Book Review: The Fire This Time – Jesmyn Ward (Ed.)

The Fire This Time

Jesmyn Ward (Ed.)

Simon & Schuster

 

In 1963’s The Fire Next Time, James Baldwin spoke of ‘the Negro’s . . . doubt that he was worthy of life, since everyone around him denied it’. This denial persists: in 2015, young black men were five times more likely to die at the hands of police than their white peers in the United States. Yet the new collection The Fire This Time echoes not only Baldwin’s rage but his hope – hope that thoughtful resistance can ‘change the history of the world’.
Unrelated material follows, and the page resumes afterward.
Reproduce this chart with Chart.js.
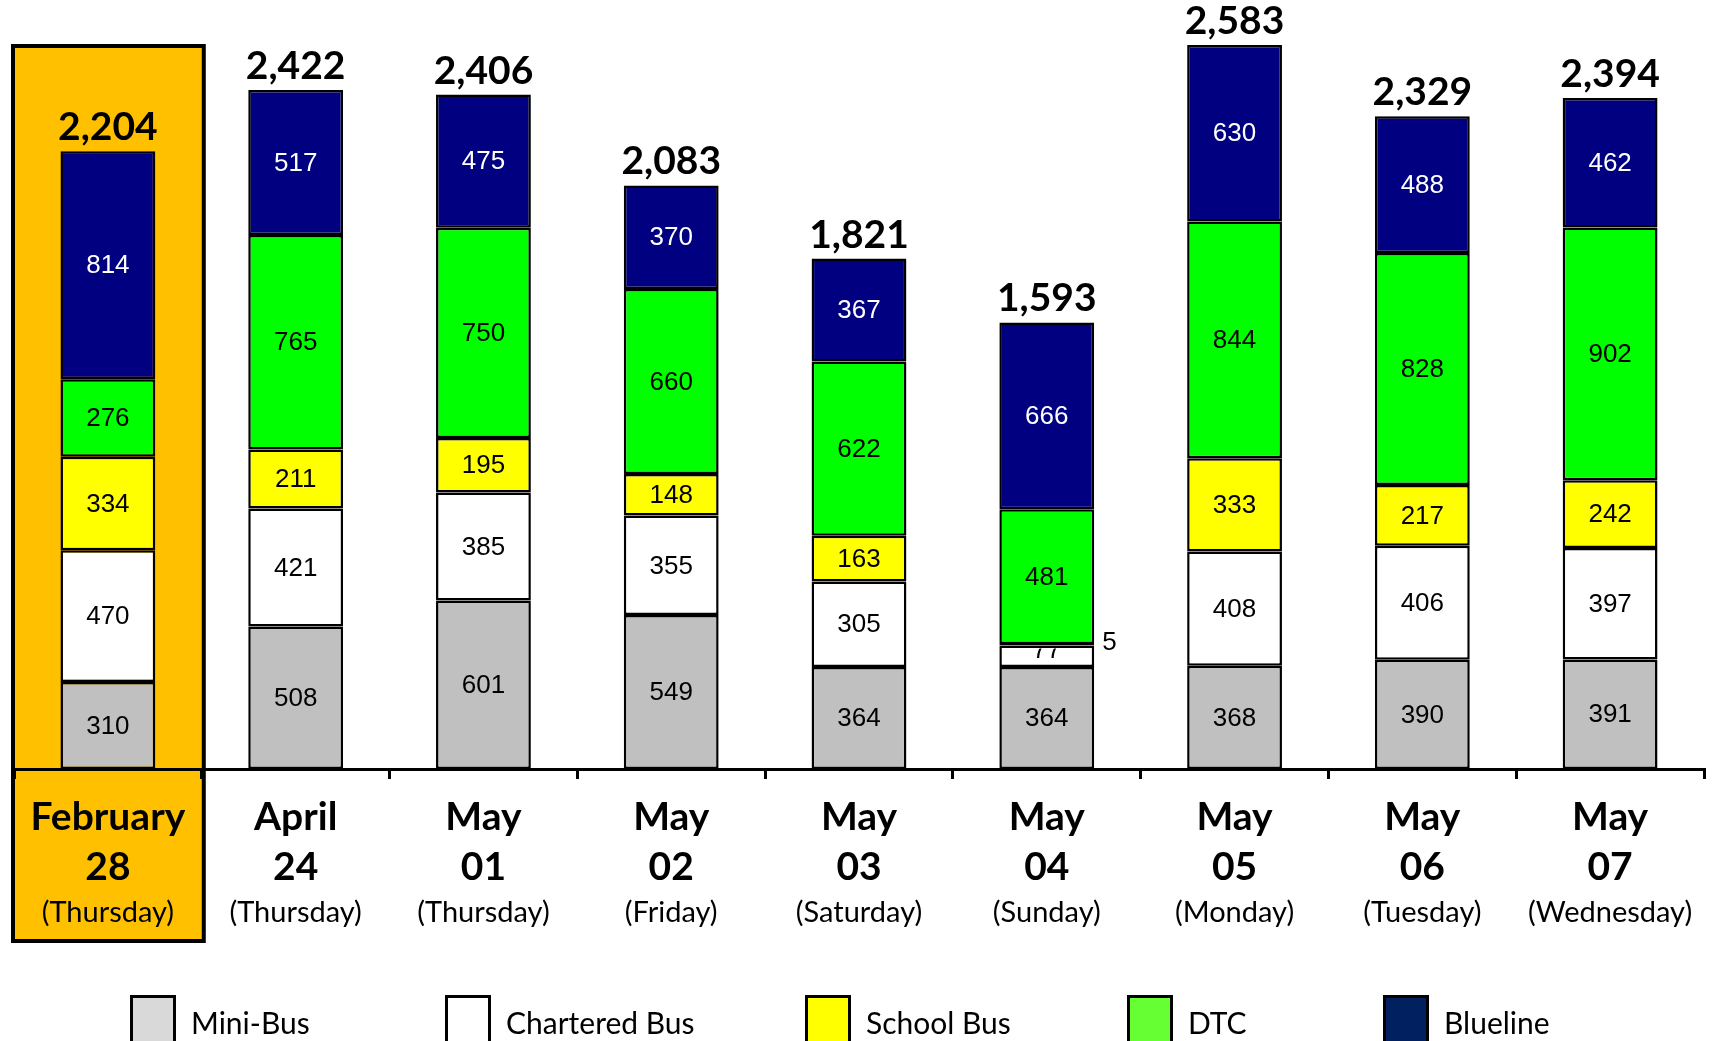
<!DOCTYPE html>
<html>
<head>
<meta charset="utf-8">
<script src="https://cdn.jsdelivr.net/npm/chart.js@4.4.1/dist/chart.umd.min.js"></script>
<style>
  html, body { margin: 0; padding: 0; background: #fff; }
  canvas { display: block; }
</style>
</head>
<body>
<canvas id="busChart" width="1715" height="1041"></canvas>
<script>
// categorias del eje x
const months = ['February', 'April', 'May', 'May', 'May', 'May', 'May', 'May', 'May'];
const days = ['28', '24', '01', '02', '03', '04', '05', '06', '07'];
const weekdays = ['(Thursday)', '(Thursday)', '(Thursday)', '(Friday)', '(Saturday)', '(Sunday)', '(Monday)', '(Tuesday)', '(Wednesday)'];

// valores por tipo de bus
const miniBus = [310, 508, 601, 549, 364, 364, 368, 390, 391];
const charteredBus = [470, 421, 385, 355, 305, 77, 408, 406, 397];
const schoolBus = [334, 211, 195, 148, 163, 5, 333, 217, 242];
const dtc = [276, 765, 750, 660, 622, 481, 844, 828, 902];
const blueline = [814, 517, 475, 370, 367, 666, 630, 488, 462];
const totals = [2204, 2422, 2406, 2083, 1821, 1593, 2583, 2329, 2394];

const yMax = 2672;

// caja naranja detras de la primera categoria
const highlightBox = {
    id: 'highlightBox',
    beforeDraw(chart) {
        const ctx = chart.ctx;
        const x = chart.scales.x;
        const cx = x.getPixelForValue(0);
        const half = (x.getPixelForValue(1) - cx) / 2;
        ctx.save();
        ctx.fillStyle = '#FFC000';
        ctx.strokeStyle = '#000';
        ctx.lineWidth = 4;
        ctx.beginPath();
        ctx.rect(cx - half - 1, 46, 2 * half + 3, 895);
        ctx.fill();
        ctx.stroke();
        ctx.restore();
    }
};

// numeros dentro de cada segmento
const segmentLabels = {
    id: 'segmentLabels',
    afterDatasetsDraw(chart) {
        const ctx = chart.ctx;
        ctx.save();
        ctx.font = '26px "Liberation Sans", Arial, sans-serif';
        chart.data.datasets.forEach((ds, i) => {
            const meta = chart.getDatasetMeta(i);
            meta.data.forEach((bar, j) => {
                const top = Math.min(bar.y, bar.base);
                const bottom = Math.max(bar.y, bar.base);
                const h = bottom - top;
                const text = String(ds.data[j]);
                ctx.fillStyle = ds.valueColor;
                ctx.textBaseline = 'middle';
                if (h < 8) {
                    ctx.fillStyle = '#000';
                    ctx.textAlign = 'left';
                    ctx.fillText(text, bar.x + bar.width / 2 + 8, (top + bottom) / 2 - 2);
                } else if (h < 26) {
                    // segmento muy fino: el texto queda recortado
                    ctx.save();
                    ctx.beginPath();
                    ctx.rect(bar.x - bar.width / 2, top + 3, bar.width, h - 6);
                    ctx.clip();
                    ctx.textAlign = 'center';
                    ctx.fillText(text, bar.x, top + 5);
                    ctx.restore();
                } else {
                    ctx.textAlign = 'center';
                    ctx.fillText(text, bar.x, (top + bottom) / 2 + 1);
                }
            });
        });
        ctx.restore();
    }
};

// totales encima de las barras
const totalLabels = {
    id: 'totalLabels',
    afterDatasetsDraw(chart) {
        const ctx = chart.ctx;
        const last = chart.getDatasetMeta(chart.data.datasets.length - 1);
        ctx.save();
        ctx.font = 'bold 39px Lato, sans-serif';
        ctx.fillStyle = '#000';
        ctx.textAlign = 'center';
        ctx.textBaseline = 'alphabetic';
        last.data.forEach((bar, j) => {
            ctx.fillText(totals[j].toLocaleString('en-US'), bar.x, Math.min(bar.y, bar.base) - 11);
        });
        ctx.restore();
    }
};

// etiquetas del eje x en tres lineas
const xLabels = {
    id: 'xLabels',
    afterDraw(chart) {
        const ctx = chart.ctx;
        const x = chart.scales.x;
        ctx.save();
        ctx.fillStyle = '#000';
        ctx.textAlign = 'center';
        ctx.textBaseline = 'middle';
        chart.data.labels.forEach((lines, j) => {
            const cx = x.getPixelForValue(j);
            ctx.font = 'bold 39px Lato, sans-serif';
            ctx.fillText(lines[0], cx, 817);
            ctx.fillText(lines[1], cx, 867);
            ctx.font = '29px Lato, sans-serif';
            ctx.fillText(lines[2], cx, 913);
        });
        ctx.restore();
    }
};

// leyenda abajo
const bottomLegend = {
    id: 'bottomLegend',
    afterDraw(chart, args, opts) {
        const ctx = chart.ctx;
        ctx.save();
        ctx.font = '30px Lato, sans-serif';
        ctx.textBaseline = 'alphabetic';
        ctx.textAlign = 'left';
        chart.data.datasets.forEach((ds, i) => {
            const bx = opts.xs[i];
            ctx.fillStyle = opts.colors[i];
            ctx.fillRect(bx, 995, 46, 46);
            ctx.strokeStyle = '#000';
            ctx.lineWidth = 3;
            ctx.strokeRect(bx + 1.5, 996.5, 43, 46);
            ctx.fillStyle = '#000';
            ctx.fillText(ds.label, bx + 61, 1034);
        });
        ctx.restore();
    }
};

const barStyle = {
    borderColor: '#000',
    borderWidth: 2.5,
    borderSkipped: false,
    barPercentage: 0.505,
    categoryPercentage: 1
};

new Chart(document.getElementById('busChart'), {
    type: 'bar',
    data: {
        labels: months.map((m, i) => [m, days[i], weekdays[i]]),
        datasets: [
            { label: 'Mini-Bus', data: miniBus, backgroundColor: '#C0C0C0', valueColor: '#000', ...barStyle },
            { label: 'Chartered Bus', data: charteredBus, backgroundColor: '#FFFFFF', valueColor: '#000', ...barStyle },
            { label: 'School Bus', data: schoolBus, backgroundColor: '#FFFF00', valueColor: '#000', ...barStyle },
            { label: 'DTC', data: dtc, backgroundColor: '#00FF00', valueColor: '#000', ...barStyle },
            { label: 'Blueline', data: blueline, backgroundColor: '#000080', valueColor: '#FFFFFF', ...barStyle }
        ]
    },
    options: {
        responsive: false,
        animation: false,
        layout: { padding: { left: 14, right: 11, top: 20, bottom: 0 } },
        plugins: {
            legend: { display: false },
            tooltip: { enabled: false },
            bottomLegend: {
                xs: [130, 445, 805, 1127, 1383],
                colors: ['#D9D9D9', '#FFFFFF', '#FFFF00', '#66FF33', '#002060']
            }
        },
        scales: {
            x: {
                stacked: true,
                ticks: { display: false },
                grid: { offset: true, drawOnChartArea: false, drawTicks: true, tickLength: 10, lineWidth: 3, color: '#000' },
                border: { display: true, color: '#000', width: 3 },
                afterFit: s => { s.height = 272; }
            },
            y: { stacked: true, display: false, min: 0, max: yMax }
        }
    },
    plugins: [highlightBox, segmentLabels, totalLabels, xLabels, bottomLegend]
});
</script>
</body>
</html>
Editor Jesmyn Ward powerfully counters the negation of black worth by bringing together award-winning poets and essayists to explore the past, present, and future of black experience in America. History is rewritten, and reclaimed: Wendy S. Walter’s excellent ‘Lonely in America’, for example, ties modern-day black alienation to the erasure of slavery – and even slave graveyards – in New England. Other essays probe family ties, and explore the hope art and literature can bring in times of hideous injustice. Though broad in scope, contributions are fiercely intimate. Multiple authors agonise over how to tell their children that people will see them as less human because of their skin colour. The Fire This Time offers one fundamental answer: to paraphrase Baldwin, ‘You matter. I love you. Please don’t forget it.’